B. Voter Mobilization
Between elections, voter outreach is limited. During campaign season, however, the Democratic Party is by far the most effective at mobilizing turnout. The other organized parties are largely inactive, with little evidence of sustained outreach or voter-registration efforts. As of May 2026, the DPVI had 19,058 registered active voters (66%), compared with 743 for the ICM (2.5%), 1,007 for Republicans (3.5%), and 8,022 independents (27%), according to the V.I. Board of Elections. The DPVI also maintains seven political clubs and organizes registration drives, campaign outreach, get-out-the-vote efforts, and transportation to polling places.
In short, voter mobilization is reasonably effective during elections but weak between them. Civic engagement is not sustained. Voter turnout is trending downward and currently averages in the low to mid-50% range. Moreover, voters ages 18 to 24 are the least likely age bracket to participate (3.8%). In this environment, even though the number of eligible voters is approximately 50,000, gubernatorial races can be won with roughly 10,000 to 12,000 votes, and Senate seats with about 3,000 to 5,000 votes.
C. Policy Formulation and Ideological Guidance
No major party appears to maintain a formal internal structure for research, data analysis, policy development, or long-term strategy formulation, and none publishes detailed, well-supported policy or strategy papers. The DPVI and ICM also remain only loosely differentiated ideologically. Both generally support a larger public role in the economy, stronger public services, continued reliance on legacy industries, the use of tax incentives to attract business, access to federal support, and a close relationship with the United States. Differences tend to be pragmatic rather than ideological. The Republican Party’s current territorial platform is even less clear, with little public evidence of an updated local agenda. The party’s website has mostly dated materials from 2012 and 2013.
In sum, the parties lack detailed policy statements, rarely articulate long-term development strategies, and seldom enforce policy discipline among elected officials. Public debate, therefore, centers more on personalities than on programs and policies, weakening ideological and policy coherence.
D. Governance Coordination and Accountability
In strong party systems, elected officials coordinate through formal caucuses, committees, and coalitions that set priorities and enforce discipline. In the USVI, by contrast, legislators often act independently, party discipline is weak, and coalition-building is informal. Although the DPVI has held legislative majorities for most of the past 50 years, that dominance has not produced sustained fiscal discipline, major institutional reform, or robust checks on the executive. Difficult reforms involving pensions, utilities, education, housing, waste management, policing, procurement, and public finance have repeatedly been deferred, while symbolic legislation often outpaces substantive reform.

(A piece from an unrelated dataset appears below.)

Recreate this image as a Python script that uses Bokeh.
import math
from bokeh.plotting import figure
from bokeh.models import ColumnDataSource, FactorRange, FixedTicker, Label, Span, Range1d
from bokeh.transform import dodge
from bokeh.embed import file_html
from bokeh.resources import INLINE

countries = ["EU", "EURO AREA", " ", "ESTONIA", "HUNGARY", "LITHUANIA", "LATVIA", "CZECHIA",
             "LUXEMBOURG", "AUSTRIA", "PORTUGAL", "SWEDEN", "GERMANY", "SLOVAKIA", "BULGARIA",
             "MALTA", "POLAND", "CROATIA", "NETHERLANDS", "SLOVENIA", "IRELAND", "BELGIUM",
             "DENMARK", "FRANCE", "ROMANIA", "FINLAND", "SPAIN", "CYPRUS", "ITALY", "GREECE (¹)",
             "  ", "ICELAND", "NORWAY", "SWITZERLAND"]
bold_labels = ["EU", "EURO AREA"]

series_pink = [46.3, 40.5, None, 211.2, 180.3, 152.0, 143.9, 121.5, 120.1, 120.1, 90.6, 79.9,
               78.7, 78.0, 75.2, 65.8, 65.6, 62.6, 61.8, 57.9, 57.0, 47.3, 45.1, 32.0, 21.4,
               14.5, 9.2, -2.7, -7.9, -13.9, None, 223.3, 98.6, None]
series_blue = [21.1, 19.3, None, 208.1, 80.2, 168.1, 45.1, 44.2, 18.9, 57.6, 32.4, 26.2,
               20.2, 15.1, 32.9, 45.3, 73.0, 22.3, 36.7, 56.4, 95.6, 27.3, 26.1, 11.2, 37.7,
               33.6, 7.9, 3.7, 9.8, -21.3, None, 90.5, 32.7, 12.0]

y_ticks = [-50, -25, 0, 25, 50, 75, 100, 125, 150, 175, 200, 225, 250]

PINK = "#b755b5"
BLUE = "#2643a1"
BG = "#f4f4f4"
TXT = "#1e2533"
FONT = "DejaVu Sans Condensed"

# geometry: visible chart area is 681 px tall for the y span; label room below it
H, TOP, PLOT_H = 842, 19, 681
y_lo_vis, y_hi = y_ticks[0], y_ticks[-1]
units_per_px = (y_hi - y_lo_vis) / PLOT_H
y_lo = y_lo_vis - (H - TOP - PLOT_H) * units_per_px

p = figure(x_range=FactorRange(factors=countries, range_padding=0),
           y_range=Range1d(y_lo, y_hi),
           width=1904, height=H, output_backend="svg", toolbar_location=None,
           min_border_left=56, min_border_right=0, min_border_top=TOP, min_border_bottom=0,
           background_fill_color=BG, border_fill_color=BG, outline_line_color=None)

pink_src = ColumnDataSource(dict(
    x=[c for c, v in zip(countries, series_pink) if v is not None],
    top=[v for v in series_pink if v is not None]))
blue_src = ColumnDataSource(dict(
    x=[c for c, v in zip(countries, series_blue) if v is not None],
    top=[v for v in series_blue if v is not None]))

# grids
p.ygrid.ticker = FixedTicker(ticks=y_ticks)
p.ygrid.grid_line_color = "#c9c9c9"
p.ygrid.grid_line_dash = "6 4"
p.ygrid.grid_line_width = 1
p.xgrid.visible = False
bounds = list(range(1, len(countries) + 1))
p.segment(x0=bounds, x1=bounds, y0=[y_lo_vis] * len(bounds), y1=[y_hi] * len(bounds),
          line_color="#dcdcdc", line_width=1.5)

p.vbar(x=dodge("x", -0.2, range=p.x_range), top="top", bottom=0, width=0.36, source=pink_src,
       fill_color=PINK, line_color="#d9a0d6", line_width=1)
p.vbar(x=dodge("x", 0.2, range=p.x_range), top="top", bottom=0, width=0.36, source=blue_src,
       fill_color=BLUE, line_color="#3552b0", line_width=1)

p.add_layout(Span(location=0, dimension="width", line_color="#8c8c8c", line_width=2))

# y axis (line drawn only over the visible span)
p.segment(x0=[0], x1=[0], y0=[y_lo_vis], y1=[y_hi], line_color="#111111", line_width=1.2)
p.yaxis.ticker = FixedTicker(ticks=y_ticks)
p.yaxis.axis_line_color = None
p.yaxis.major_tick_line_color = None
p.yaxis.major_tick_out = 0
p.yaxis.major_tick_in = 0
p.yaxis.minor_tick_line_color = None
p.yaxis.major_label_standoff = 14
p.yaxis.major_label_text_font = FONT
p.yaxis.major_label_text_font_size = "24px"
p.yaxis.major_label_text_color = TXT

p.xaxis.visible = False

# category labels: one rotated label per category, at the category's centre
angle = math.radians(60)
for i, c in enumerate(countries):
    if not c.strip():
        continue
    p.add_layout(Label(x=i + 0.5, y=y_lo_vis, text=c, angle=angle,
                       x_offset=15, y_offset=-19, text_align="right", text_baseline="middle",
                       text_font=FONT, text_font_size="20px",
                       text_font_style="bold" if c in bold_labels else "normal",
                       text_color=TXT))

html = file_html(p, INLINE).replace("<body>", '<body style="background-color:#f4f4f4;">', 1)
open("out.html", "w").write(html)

The result is a weak governing structure marked by inconsistent policy and limited accountability. Major corruption and procurement scandals have often been pursued by federal authorities rather than local institutions, reinforcing the perception that territorial parties have not built strong mechanisms for self-correction, oversight, and disassociation from members guilty of misconduct and ethical lapses.

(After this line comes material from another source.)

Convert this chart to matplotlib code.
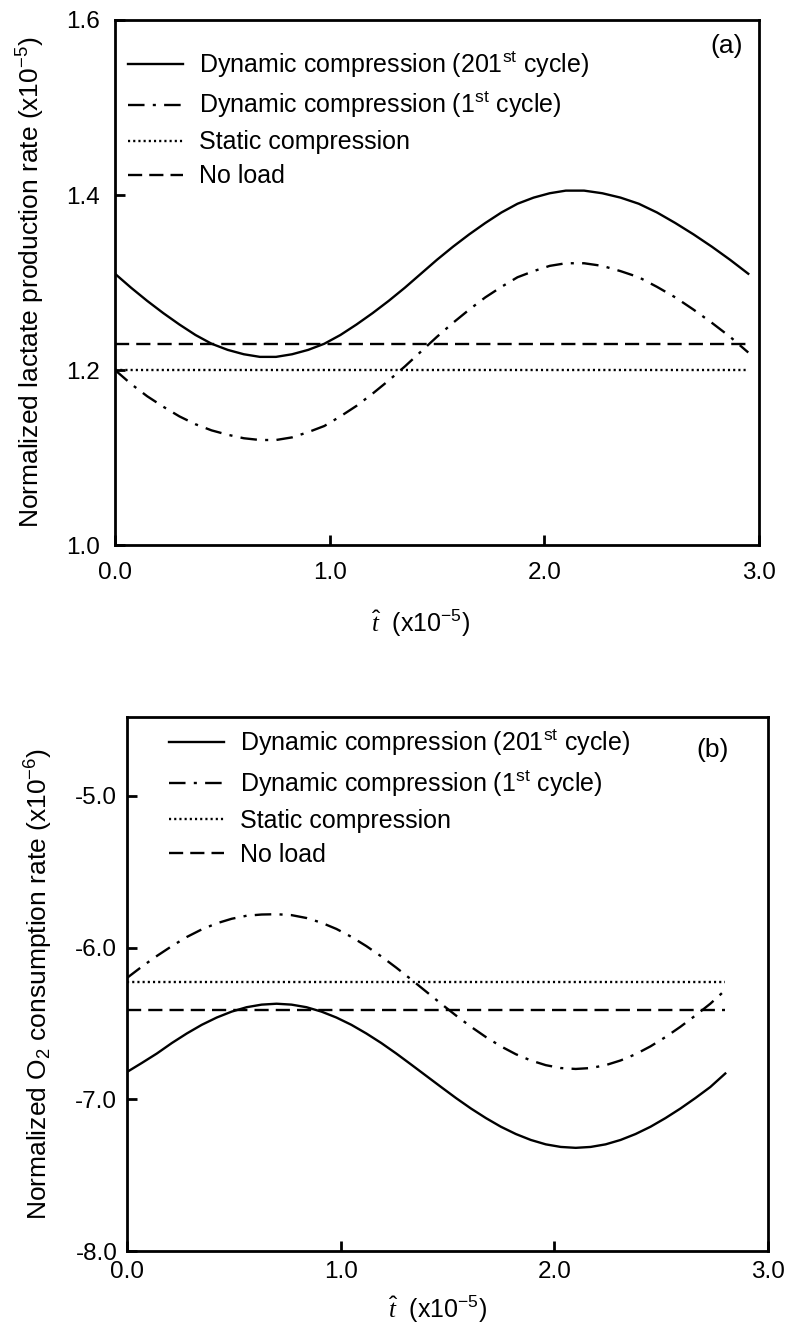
import matplotlib
matplotlib.use("Agg")
import matplotlib.pyplot as plt

plt.rcParams['font.family'] = ['Liberation Sans', 'DejaVu Sans']
plt.rcParams['mathtext.fontset'] = 'custom'
plt.rcParams['mathtext.rm'] = 'Liberation Sans'
plt.rcParams['mathtext.it'] = 'Liberation Serif:italic'
plt.rcParams['mathtext.default'] = 'regular'

# ---------------- data: panel (a) ----------------
t_a = [0.000, 0.075, 0.150, 0.225, 0.300, 0.375, 0.450, 0.525, 0.600, 0.675,
       0.750, 0.825, 0.900, 0.975, 1.050, 1.125, 1.200, 1.275, 1.350, 1.425,
       1.500, 1.575, 1.650, 1.725, 1.800, 1.875, 1.950, 2.025, 2.100, 2.185,
       2.270, 2.355, 2.440, 2.525, 2.610, 2.695, 2.780, 2.865, 2.950]
dyn201_a = [1.310, 1.294, 1.279, 1.265, 1.252, 1.240, 1.230, 1.223, 1.218, 1.215,
            1.215, 1.218, 1.223, 1.230, 1.240, 1.252, 1.265, 1.279, 1.294, 1.310,
            1.326, 1.341, 1.355, 1.368, 1.380, 1.390, 1.397, 1.402, 1.405, 1.405,
            1.402, 1.397, 1.390, 1.380, 1.368, 1.355, 1.341, 1.326, 1.310]
dyn1_a = [1.200, 1.184, 1.170, 1.158, 1.147, 1.138, 1.131, 1.126, 1.122, 1.120,
          1.120, 1.123, 1.129, 1.136, 1.147, 1.159, 1.173, 1.188, 1.204, 1.221,
          1.238, 1.254, 1.269, 1.283, 1.295, 1.306, 1.313, 1.319, 1.322, 1.322,
          1.319, 1.313, 1.306, 1.295, 1.283, 1.269, 1.254, 1.238, 1.220]
static_a = [1.200, 1.200]
noload_a = [1.230, 1.230]
t_a_flat = [0.00, 2.95]

# ---------------- data: panel (b) ----------------
t_b = [0.00, 0.07, 0.14, 0.21, 0.28, 0.35, 0.42, 0.49, 0.56, 0.63,
       0.70, 0.77, 0.84, 0.91, 0.98, 1.05, 1.12, 1.19, 1.26, 1.33,
       1.40, 1.47, 1.54, 1.61, 1.68, 1.75, 1.82, 1.89, 1.96, 2.03,
       2.10, 2.17, 2.24, 2.31, 2.38, 2.45, 2.52, 2.59, 2.66, 2.73, 2.80]
dyn201_b = [-6.820, -6.760, -6.698, -6.629, -6.566, -6.509, -6.461, -6.422, -6.393, -6.376,
            -6.370, -6.376, -6.393, -6.422, -6.461, -6.509, -6.566, -6.629, -6.698, -6.771,
            -6.845, -6.919, -6.992, -7.061, -7.124, -7.181, -7.229, -7.268, -7.297, -7.314,
            -7.320, -7.314, -7.297, -7.268, -7.229, -7.181, -7.124, -7.061, -6.992, -6.919, -6.830]
dyn1_b = [-6.200, -6.125, -6.055, -5.990, -5.930, -5.880, -5.840, -5.810, -5.790, -5.782,
          -5.780, -5.786, -5.805, -5.836, -5.877, -5.929, -5.990, -6.058, -6.132, -6.210,
          -6.290, -6.370, -6.448, -6.522, -6.590, -6.651, -6.703, -6.744, -6.775, -6.794,
          -6.800, -6.794, -6.775, -6.744, -6.703, -6.651, -6.590, -6.522, -6.448, -6.370, -6.280]
static_b = [-6.230, -6.230]
noload_b = [-6.410, -6.410]
t_b_flat = [0.00, 2.80]

labels = ['Dynamic compression (201$^{st}$ cycle)',
          'Dynamic compression (1$^{st}$ cycle)',
          'Static compression',
          'No load']

xticks = [0.0, 1.0, 2.0, 3.0]
xticklabels = ['0.0', '1.0', '2.0', '3.0']
yticks_a = [1.0, 1.2, 1.4, 1.6]
yticklabels_a = ['1.0', '1.2', '1.4', '1.6']
yticks_b = [-8.0, -7.0, -6.0, -5.0]
yticklabels_b = ['-8.0', '-7.0', '-6.0', '-5.0']

W, H = 800, 1329
fig = plt.figure(figsize=(W / 100, H / 100), dpi=100)

def box(l, t, r, b):
    return [l / W, 1 - b / H, (r - l) / W, (b - t) / H]

ax1 = fig.add_axes(box(115, 20, 759, 545))
ax2 = fig.add_axes(box(127, 717, 768, 1251))

lw = 1.7
sty_solid = dict(color='black', lw=lw, linestyle='-')
sty_dd = dict(color='black', lw=lw, linestyle=(0, (7, 3.5, 1.3, 3.5)))
sty_dot = dict(color='black', lw=lw, linestyle=(0, (0.9, 1.3)))
sty_dash = dict(color='black', lw=lw, linestyle=(0, (6, 3)))

def draw(ax, t, d201, d1, tf, st, nl):
    ax.plot(t, d201, label=labels[0], **sty_solid)
    ax.plot(t, d1, label=labels[1], **sty_dd)
    ax.plot(tf, st, label=labels[2], **sty_dot)
    ax.plot(tf, nl, label=labels[3], **sty_dash)

draw(ax1, t_a, dyn201_a, dyn1_a, t_a_flat, static_a, noload_a)
draw(ax2, t_b, dyn201_b, dyn1_b, t_b_flat, static_b, noload_b)

ax1.set_xlim(0, 3.0)
ax1.set_ylim(1.0, 1.6)
ax2.set_xlim(0, 3.0)
ax2.set_ylim(-8.0, -4.48)

for ax, yt, ytl in [(ax1, yticks_a, yticklabels_a), (ax2, yticks_b, yticklabels_b)]:
    ax.set_xticks(xticks)
    ax.set_xticklabels(xticklabels)
    ax.set_yticks(yt)
    ax.set_yticklabels(ytl)
    ax.tick_params(direction='in', length=7, width=2, labelsize=17.5)
    for s in ax.spines.values():
        s.set_linewidth(2)

ax1.tick_params(axis='x', pad=12)
ax1.tick_params(axis='y', pad=11)
ax2.tick_params(axis='x', pad=7)
ax2.tick_params(axis='y', pad=7)

ax1.set_ylabel('Normalized lactate production rate (x10$^{-5}$)', fontsize=19)
ax2.set_ylabel('Normalized O$_2$ consumption rate (x10$^{-6}$)', fontsize=19)
ax1.yaxis.set_label_coords(-0.105, 0.5)
ax2.yaxis.set_label_coords(-0.113, 0.5)

xl = r'$\hat{\mathit{t}}$  (x10$^{-5}$)'
ax1.set_xlabel(xl, fontsize=18)
ax2.set_xlabel(xl, fontsize=18)
ax1.xaxis.set_label_coords(0.475, -0.12)
ax2.xaxis.set_label_coords(0.485, -0.08)

ax1.text(0.975, 0.95, '(a)', transform=ax1.transAxes, fontsize=19, ha='right', va='center')
ax2.text(0.938, 0.938, '(b)', transform=ax2.transAxes, fontsize=19, ha='right', va='center')

leg_kw = dict(frameon=False, loc='upper left', fontsize=18, handlelength=2.2,
              handletextpad=0.65, labelspacing=0.4, borderpad=0, borderaxespad=0)
ax1.legend(bbox_to_anchor=(0.02, 0.945), **leg_kw)
ax2.legend(bbox_to_anchor=(0.065, 0.981), **leg_kw)

fig.savefig('out.png', dpi=100)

E. Representation of Social Interests
USVI parties represent the Territory’s diverse communities only partially and mostly through informal, personalized networks rather than structured outreach. Some groups have historically received attention, but many others remain weakly engaged or largely absent from party organization and platform development. Few parties maintain formal outreach bodies or sustained efforts to incorporate the concerns of immigrant communities, environmental advocates, Ancestral St. Johnians, small business owners, or other distinct constituencies into a coherent policy agenda.
F. Internal Organization and Institutional Development
Compared with mainland state parties, USVI parties have smaller organizations, limited professional staff, weaker fundraising capacity, and less developed data and voter-targeting systems. Overall, they remain resource-constrained. The DPVI appears to be the most fully developed organization with well-articulated committee structures and regular meetings, while the ICM remains heavily tied to founding personalities and is largely non-functional, and the Republican Party continues to recover from prolonged internal conflict over leadership and presents neither a policy agenda nor a set of competitive candidates to the public.

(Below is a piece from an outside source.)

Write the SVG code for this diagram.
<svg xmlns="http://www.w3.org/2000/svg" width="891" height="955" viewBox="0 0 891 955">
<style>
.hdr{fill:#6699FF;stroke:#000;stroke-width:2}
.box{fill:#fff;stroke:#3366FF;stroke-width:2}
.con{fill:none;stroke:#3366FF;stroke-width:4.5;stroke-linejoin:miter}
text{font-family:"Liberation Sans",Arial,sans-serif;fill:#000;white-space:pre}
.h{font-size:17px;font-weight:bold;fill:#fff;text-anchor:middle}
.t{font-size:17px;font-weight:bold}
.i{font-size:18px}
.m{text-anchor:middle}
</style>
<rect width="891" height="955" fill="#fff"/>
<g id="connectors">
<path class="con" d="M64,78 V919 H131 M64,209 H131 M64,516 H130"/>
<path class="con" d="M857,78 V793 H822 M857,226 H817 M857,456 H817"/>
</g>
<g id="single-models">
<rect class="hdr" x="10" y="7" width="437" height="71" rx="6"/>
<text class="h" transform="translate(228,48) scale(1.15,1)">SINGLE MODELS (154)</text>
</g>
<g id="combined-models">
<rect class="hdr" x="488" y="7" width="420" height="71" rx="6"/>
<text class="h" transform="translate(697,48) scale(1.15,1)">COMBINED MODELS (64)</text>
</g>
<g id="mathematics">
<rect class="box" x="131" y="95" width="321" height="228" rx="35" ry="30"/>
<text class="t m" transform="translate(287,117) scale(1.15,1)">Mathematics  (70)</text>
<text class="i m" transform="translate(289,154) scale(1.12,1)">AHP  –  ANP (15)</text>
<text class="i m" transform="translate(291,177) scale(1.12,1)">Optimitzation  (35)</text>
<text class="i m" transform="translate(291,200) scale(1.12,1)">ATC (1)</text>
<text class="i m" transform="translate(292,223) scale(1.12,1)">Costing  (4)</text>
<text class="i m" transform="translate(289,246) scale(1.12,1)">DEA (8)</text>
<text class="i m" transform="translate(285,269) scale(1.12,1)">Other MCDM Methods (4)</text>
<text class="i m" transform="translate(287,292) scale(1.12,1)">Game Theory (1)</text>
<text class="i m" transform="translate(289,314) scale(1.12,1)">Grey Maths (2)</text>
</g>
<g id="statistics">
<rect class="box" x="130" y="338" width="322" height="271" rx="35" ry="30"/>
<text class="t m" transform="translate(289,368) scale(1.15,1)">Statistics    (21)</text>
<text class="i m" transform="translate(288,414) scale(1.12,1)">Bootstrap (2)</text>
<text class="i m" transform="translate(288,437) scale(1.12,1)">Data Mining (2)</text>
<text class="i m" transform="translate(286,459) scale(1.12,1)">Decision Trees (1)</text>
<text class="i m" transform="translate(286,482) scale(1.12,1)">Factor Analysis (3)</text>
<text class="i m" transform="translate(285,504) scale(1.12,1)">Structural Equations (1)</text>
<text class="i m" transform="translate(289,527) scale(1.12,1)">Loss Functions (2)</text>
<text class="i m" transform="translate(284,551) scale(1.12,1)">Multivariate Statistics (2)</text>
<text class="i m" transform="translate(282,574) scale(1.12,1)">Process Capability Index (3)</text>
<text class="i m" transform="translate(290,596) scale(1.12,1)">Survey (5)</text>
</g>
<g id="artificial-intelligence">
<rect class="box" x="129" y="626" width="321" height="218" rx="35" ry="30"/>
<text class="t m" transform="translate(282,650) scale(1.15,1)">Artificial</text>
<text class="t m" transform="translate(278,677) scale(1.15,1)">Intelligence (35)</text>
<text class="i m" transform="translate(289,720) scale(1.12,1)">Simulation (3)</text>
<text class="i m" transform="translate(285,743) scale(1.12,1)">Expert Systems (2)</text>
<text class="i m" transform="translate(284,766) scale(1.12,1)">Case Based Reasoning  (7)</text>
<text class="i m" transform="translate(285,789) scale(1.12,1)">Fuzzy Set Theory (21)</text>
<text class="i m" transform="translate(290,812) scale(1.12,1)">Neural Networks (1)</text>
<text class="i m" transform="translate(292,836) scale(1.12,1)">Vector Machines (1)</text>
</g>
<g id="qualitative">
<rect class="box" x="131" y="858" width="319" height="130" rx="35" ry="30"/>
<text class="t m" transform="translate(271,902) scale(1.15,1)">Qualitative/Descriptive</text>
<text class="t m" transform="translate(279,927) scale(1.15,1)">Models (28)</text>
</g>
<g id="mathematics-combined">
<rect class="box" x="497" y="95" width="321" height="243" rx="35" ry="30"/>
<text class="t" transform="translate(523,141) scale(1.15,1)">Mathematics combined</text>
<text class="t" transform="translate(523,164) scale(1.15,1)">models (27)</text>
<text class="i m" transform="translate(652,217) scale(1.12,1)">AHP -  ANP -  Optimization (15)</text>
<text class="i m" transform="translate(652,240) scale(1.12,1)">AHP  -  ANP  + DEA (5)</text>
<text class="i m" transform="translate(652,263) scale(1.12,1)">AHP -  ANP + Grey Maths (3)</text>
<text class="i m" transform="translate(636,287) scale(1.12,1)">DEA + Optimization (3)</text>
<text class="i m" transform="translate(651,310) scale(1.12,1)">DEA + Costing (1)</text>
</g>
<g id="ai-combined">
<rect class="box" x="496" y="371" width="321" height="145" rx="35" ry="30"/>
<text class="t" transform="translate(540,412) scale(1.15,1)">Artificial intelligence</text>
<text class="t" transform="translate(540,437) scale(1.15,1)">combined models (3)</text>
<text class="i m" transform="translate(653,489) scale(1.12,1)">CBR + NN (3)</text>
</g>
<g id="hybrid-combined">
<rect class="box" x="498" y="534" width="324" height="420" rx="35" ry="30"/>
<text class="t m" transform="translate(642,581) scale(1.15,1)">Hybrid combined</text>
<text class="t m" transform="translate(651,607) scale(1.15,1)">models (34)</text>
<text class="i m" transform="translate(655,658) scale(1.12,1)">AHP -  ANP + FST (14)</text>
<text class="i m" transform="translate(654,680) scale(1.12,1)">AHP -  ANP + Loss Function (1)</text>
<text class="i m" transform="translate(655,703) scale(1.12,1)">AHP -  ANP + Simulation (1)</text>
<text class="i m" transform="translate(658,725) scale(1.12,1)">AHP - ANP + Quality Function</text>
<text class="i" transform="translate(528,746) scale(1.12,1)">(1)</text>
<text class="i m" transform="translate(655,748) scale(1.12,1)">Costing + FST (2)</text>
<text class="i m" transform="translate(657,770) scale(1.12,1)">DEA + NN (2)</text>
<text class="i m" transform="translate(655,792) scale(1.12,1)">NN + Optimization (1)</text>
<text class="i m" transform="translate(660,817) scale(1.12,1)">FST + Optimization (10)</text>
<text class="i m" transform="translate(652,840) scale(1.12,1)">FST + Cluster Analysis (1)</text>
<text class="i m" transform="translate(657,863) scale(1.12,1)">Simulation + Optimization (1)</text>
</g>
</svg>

The Impact of Weak Political Parties
Weak parties and de facto one-party dominance have had three broad effects on the Territory. First, they have weakened accountability, reduced public trust, and contributed to civic disengagement. Second, they have encouraged short-term, inconsistent policymaking and hindered structural economic reform, leaving the USVI vulnerable to external shocks and natural disasters. Third, they have reinforced patronage and cronyism, which undermine merit-based hiring, distort contracting, weaken institutions, and deepen social divisions. These patterns also diminished public sector performance, lower private investment, and foster out-migration. Honest businesses struggle to compete in a pay-to-play environment; competent and highly qualified people are not attracted to public service because government jobs are given to political supporters, and political party sycophants are the only ones promoted. Lastly, many younger residents see limited opportunities, disengage, and ultimately leave, contributing to depopulation and an aging, unproductive workforce. The cumulative, long-term result is a cycle of weakened institutions, low trust in government, reduced voter participation, and continuing stagnation.
What Should Be Done?
The future of party politics in the Virgin Islands depends on renewal: stronger internal governance, broader participation, clearer policy platforms, more substantive public debate, and genuine accountability in office. If the established parties are unwilling or unable to reform, the case for a new political party becomes stronger. At present, the Democratic Party remains dominant but shows little sign of meaningful internal reckoning; the ICM has struggled to move beyond familiar personalities; and the Republican Party has little visible territorial presence. The large number of independent gubernatorial candidates in the current election is itself evidence that many aspirants are unwilling to affiliate with ineffective and compromised established political parties, and that party labels have diminished in meaning. The rise of Independents just reinforces personality-driven politics and retards the development of sustained political movements.
— Mark D. Wenner is a resident of St. Thomas, USVI, and a professor of economics at the UVI.
Editor’s Note: The opening paragraph of this column was updated Monday, May 25 to reflect the latest information on candidate filings from the Supervisor of Elections office.